>> begin Supplied information
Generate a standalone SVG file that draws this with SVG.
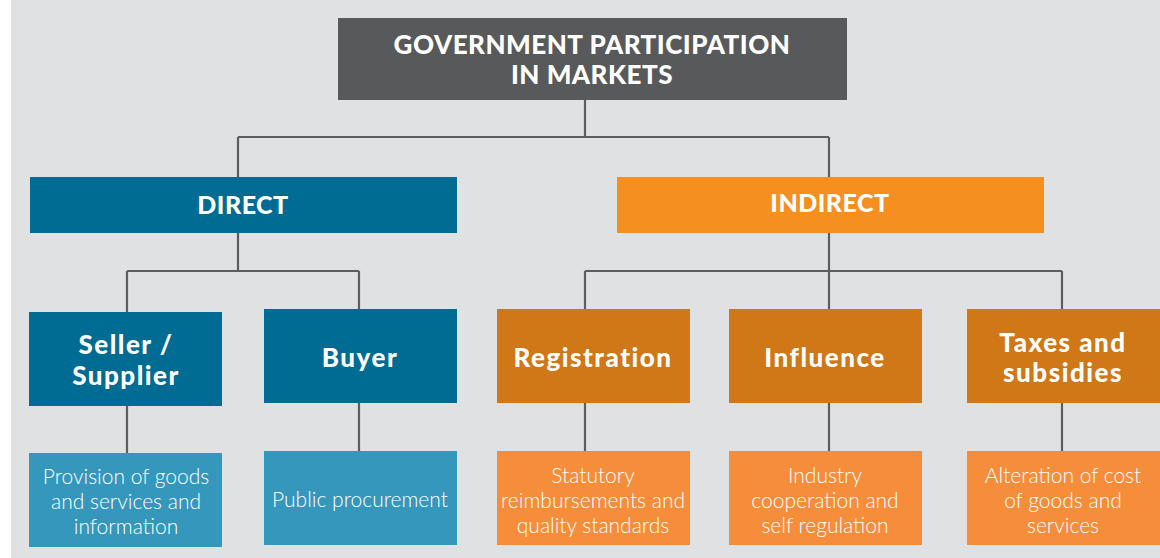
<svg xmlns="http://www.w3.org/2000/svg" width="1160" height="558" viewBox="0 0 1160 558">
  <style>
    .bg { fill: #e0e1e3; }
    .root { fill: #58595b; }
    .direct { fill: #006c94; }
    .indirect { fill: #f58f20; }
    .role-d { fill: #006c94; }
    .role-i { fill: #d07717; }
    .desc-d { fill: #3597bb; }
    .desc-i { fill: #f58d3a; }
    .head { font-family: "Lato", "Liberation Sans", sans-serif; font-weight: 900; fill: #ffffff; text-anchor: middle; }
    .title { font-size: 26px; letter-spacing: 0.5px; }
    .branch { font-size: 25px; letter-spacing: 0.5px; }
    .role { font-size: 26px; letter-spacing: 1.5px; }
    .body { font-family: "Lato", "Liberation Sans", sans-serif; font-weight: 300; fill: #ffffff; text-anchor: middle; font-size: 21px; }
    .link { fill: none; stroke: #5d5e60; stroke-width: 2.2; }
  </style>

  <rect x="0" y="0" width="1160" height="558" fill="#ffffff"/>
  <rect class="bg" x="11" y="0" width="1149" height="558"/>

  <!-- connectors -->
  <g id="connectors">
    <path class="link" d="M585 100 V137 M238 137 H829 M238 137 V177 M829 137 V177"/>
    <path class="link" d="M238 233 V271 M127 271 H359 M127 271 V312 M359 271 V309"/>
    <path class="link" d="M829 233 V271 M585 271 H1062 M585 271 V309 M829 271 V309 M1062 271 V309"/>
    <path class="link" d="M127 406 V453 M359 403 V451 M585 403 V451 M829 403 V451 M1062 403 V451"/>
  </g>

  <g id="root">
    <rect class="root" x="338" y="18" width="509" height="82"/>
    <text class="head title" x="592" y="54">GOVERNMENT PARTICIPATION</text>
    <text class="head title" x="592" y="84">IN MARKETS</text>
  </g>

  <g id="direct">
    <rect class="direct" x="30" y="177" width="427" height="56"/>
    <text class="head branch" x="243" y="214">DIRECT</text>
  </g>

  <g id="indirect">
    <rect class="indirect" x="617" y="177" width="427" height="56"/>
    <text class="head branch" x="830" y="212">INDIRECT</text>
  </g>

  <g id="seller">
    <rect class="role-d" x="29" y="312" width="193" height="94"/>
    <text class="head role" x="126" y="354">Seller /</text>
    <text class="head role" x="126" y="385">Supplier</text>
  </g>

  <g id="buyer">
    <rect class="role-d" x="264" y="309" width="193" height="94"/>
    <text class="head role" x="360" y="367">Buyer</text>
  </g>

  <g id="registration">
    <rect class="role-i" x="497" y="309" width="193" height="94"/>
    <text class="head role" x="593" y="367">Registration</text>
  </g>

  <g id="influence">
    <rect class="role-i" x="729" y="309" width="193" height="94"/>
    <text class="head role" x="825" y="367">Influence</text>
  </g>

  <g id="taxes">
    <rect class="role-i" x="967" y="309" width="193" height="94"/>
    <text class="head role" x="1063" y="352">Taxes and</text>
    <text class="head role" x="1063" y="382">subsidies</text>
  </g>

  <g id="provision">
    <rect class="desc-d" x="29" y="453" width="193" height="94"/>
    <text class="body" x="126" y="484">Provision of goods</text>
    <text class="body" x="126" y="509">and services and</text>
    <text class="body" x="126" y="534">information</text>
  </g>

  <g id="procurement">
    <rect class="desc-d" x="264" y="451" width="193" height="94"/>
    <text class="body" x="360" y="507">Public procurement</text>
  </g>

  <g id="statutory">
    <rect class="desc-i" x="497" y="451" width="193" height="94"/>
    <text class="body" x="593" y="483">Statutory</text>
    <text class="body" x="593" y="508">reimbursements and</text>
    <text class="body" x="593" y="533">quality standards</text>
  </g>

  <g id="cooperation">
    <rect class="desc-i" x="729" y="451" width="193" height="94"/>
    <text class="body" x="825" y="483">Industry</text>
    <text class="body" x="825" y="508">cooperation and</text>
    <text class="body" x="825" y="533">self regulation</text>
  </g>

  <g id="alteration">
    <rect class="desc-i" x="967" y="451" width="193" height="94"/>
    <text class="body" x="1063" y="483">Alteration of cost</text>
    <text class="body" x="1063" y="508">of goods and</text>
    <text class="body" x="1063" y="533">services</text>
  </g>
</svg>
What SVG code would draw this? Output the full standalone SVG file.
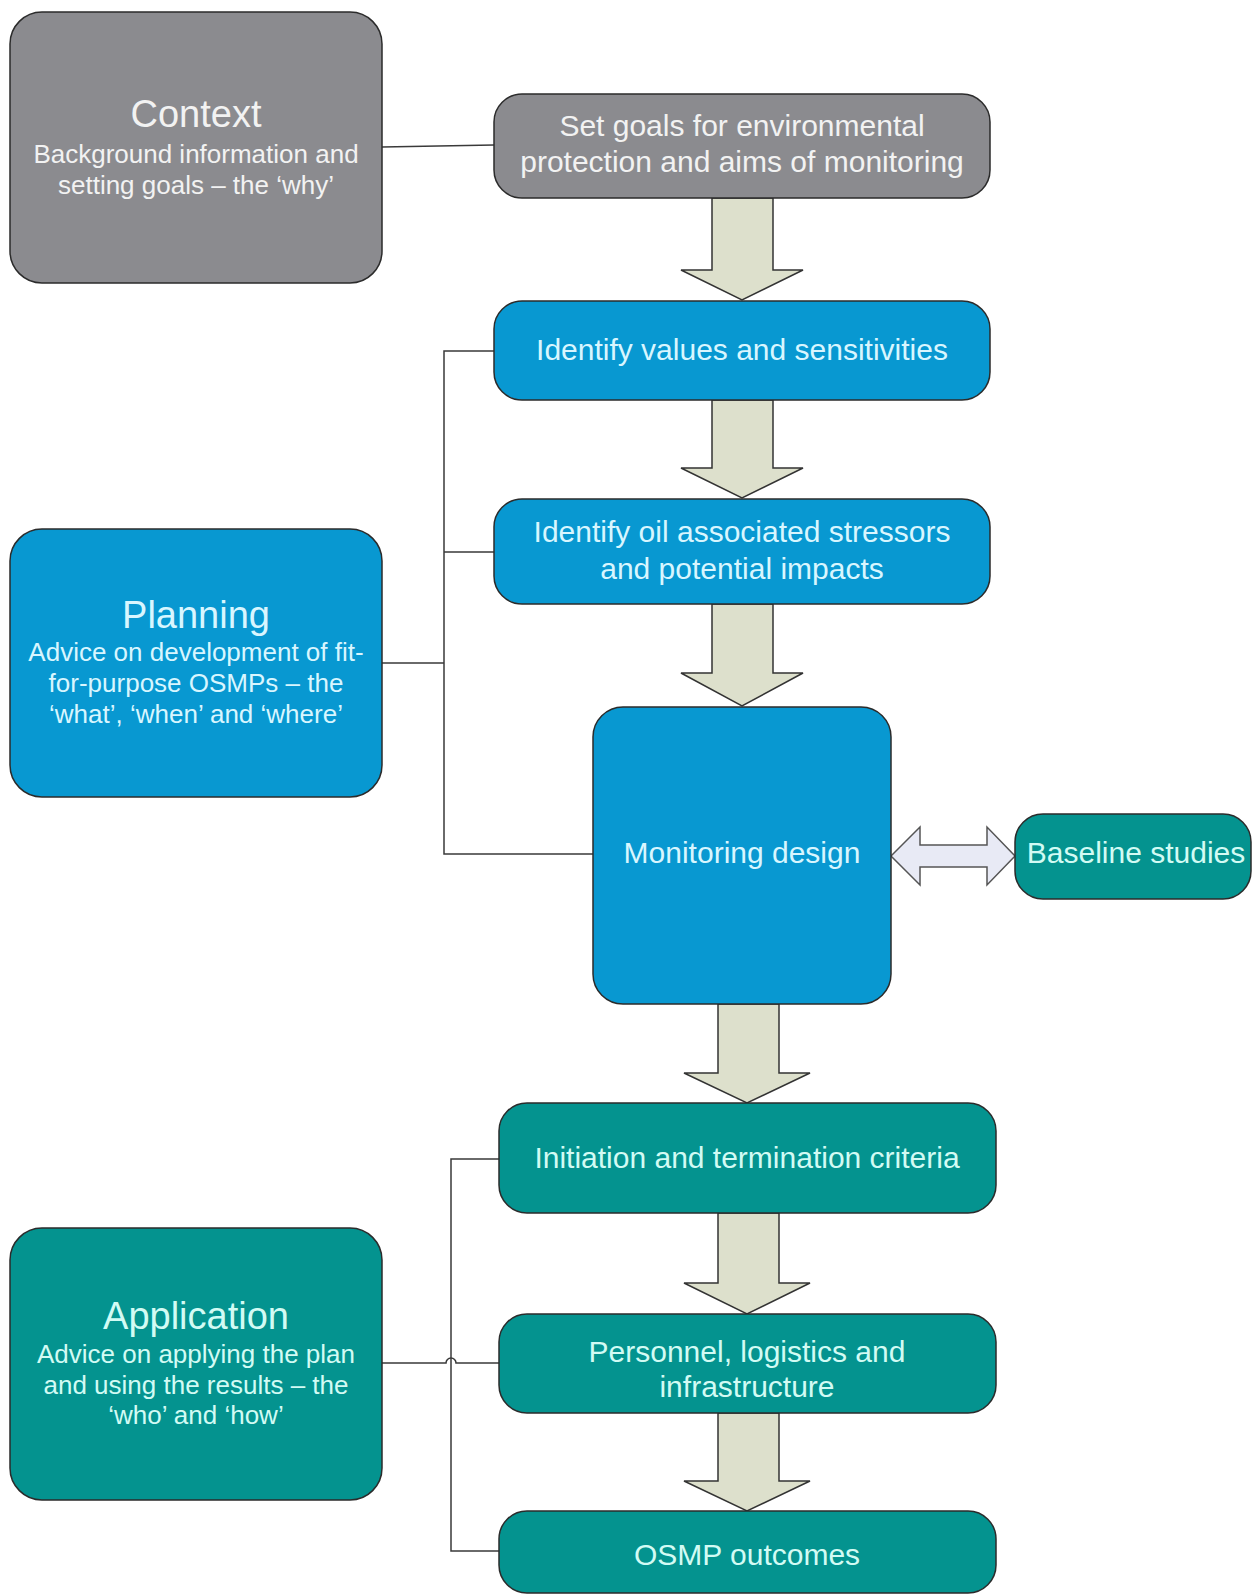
>> end Supplied information
### Exercise brief
Quote the material word for word, dropping any images it holds.

### Completed exercise
Generate a standalone SVG file that draws this with SVG.
<svg xmlns="http://www.w3.org/2000/svg" width="1160" height="558" viewBox="0 0 1160 558">
  <style>
    .bg { fill: #e0e1e3; }
    .root { fill: #58595b; }
    .direct { fill: #006c94; }
    .indirect { fill: #f58f20; }
    .role-d { fill: #006c94; }
    .role-i { fill: #d07717; }
    .desc-d { fill: #3597bb; }
    .desc-i { fill: #f58d3a; }
    .head { font-family: "Lato", "Liberation Sans", sans-serif; font-weight: 900; fill: #ffffff; text-anchor: middle; }
    .title { font-size: 26px; letter-spacing: 0.5px; }
    .branch { font-size: 25px; letter-spacing: 0.5px; }
    .role { font-size: 26px; letter-spacing: 1.5px; }
    .body { font-family: "Lato", "Liberation Sans", sans-serif; font-weight: 300; fill: #ffffff; text-anchor: middle; font-size: 21px; }
    .link { fill: none; stroke: #5d5e60; stroke-width: 2.2; }
  </style>

  <rect x="0" y="0" width="1160" height="558" fill="#ffffff"/>
  <rect class="bg" x="11" y="0" width="1149" height="558"/>

  <!-- connectors -->
  <g id="connectors">
    <path class="link" d="M585 100 V137 M238 137 H829 M238 137 V177 M829 137 V177"/>
    <path class="link" d="M238 233 V271 M127 271 H359 M127 271 V312 M359 271 V309"/>
    <path class="link" d="M829 233 V271 M585 271 H1062 M585 271 V309 M829 271 V309 M1062 271 V309"/>
    <path class="link" d="M127 406 V453 M359 403 V451 M585 403 V451 M829 403 V451 M1062 403 V451"/>
  </g>

  <g id="root">
    <rect class="root" x="338" y="18" width="509" height="82"/>
    <text class="head title" x="592" y="54">GOVERNMENT PARTICIPATION</text>
    <text class="head title" x="592" y="84">IN MARKETS</text>
  </g>

  <g id="direct">
    <rect class="direct" x="30" y="177" width="427" height="56"/>
    <text class="head branch" x="243" y="214">DIRECT</text>
  </g>

  <g id="indirect">
    <rect class="indirect" x="617" y="177" width="427" height="56"/>
    <text class="head branch" x="830" y="212">INDIRECT</text>
  </g>

  <g id="seller">
    <rect class="role-d" x="29" y="312" width="193" height="94"/>
    <text class="head role" x="126" y="354">Seller /</text>
    <text class="head role" x="126" y="385">Supplier</text>
  </g>

  <g id="buyer">
    <rect class="role-d" x="264" y="309" width="193" height="94"/>
    <text class="head role" x="360" y="367">Buyer</text>
  </g>

  <g id="registration">
    <rect class="role-i" x="497" y="309" width="193" height="94"/>
    <text class="head role" x="593" y="367">Registration</text>
  </g>

  <g id="influence">
    <rect class="role-i" x="729" y="309" width="193" height="94"/>
    <text class="head role" x="825" y="367">Influence</text>
  </g>

  <g id="taxes">
    <rect class="role-i" x="967" y="309" width="193" height="94"/>
    <text class="head role" x="1063" y="352">Taxes and</text>
    <text class="head role" x="1063" y="382">subsidies</text>
  </g>

  <g id="provision">
    <rect class="desc-d" x="29" y="453" width="193" height="94"/>
    <text class="body" x="126" y="484">Provision of goods</text>
    <text class="body" x="126" y="509">and services and</text>
    <text class="body" x="126" y="534">information</text>
  </g>

  <g id="procurement">
    <rect class="desc-d" x="264" y="451" width="193" height="94"/>
    <text class="body" x="360" y="507">Public procurement</text>
  </g>

  <g id="statutory">
    <rect class="desc-i" x="497" y="451" width="193" height="94"/>
    <text class="body" x="593" y="483">Statutory</text>
    <text class="body" x="593" y="508">reimbursements and</text>
    <text class="body" x="593" y="533">quality standards</text>
  </g>

  <g id="cooperation">
    <rect class="desc-i" x="729" y="451" width="193" height="94"/>
    <text class="body" x="825" y="483">Industry</text>
    <text class="body" x="825" y="508">cooperation and</text>
    <text class="body" x="825" y="533">self regulation</text>
  </g>

  <g id="alteration">
    <rect class="desc-i" x="967" y="451" width="193" height="94"/>
    <text class="body" x="1063" y="483">Alteration of cost</text>
    <text class="body" x="1063" y="508">of goods and</text>
    <text class="body" x="1063" y="533">services</text>
  </g>
</svg>
What SVG code would draw this? Output the full standalone SVG file.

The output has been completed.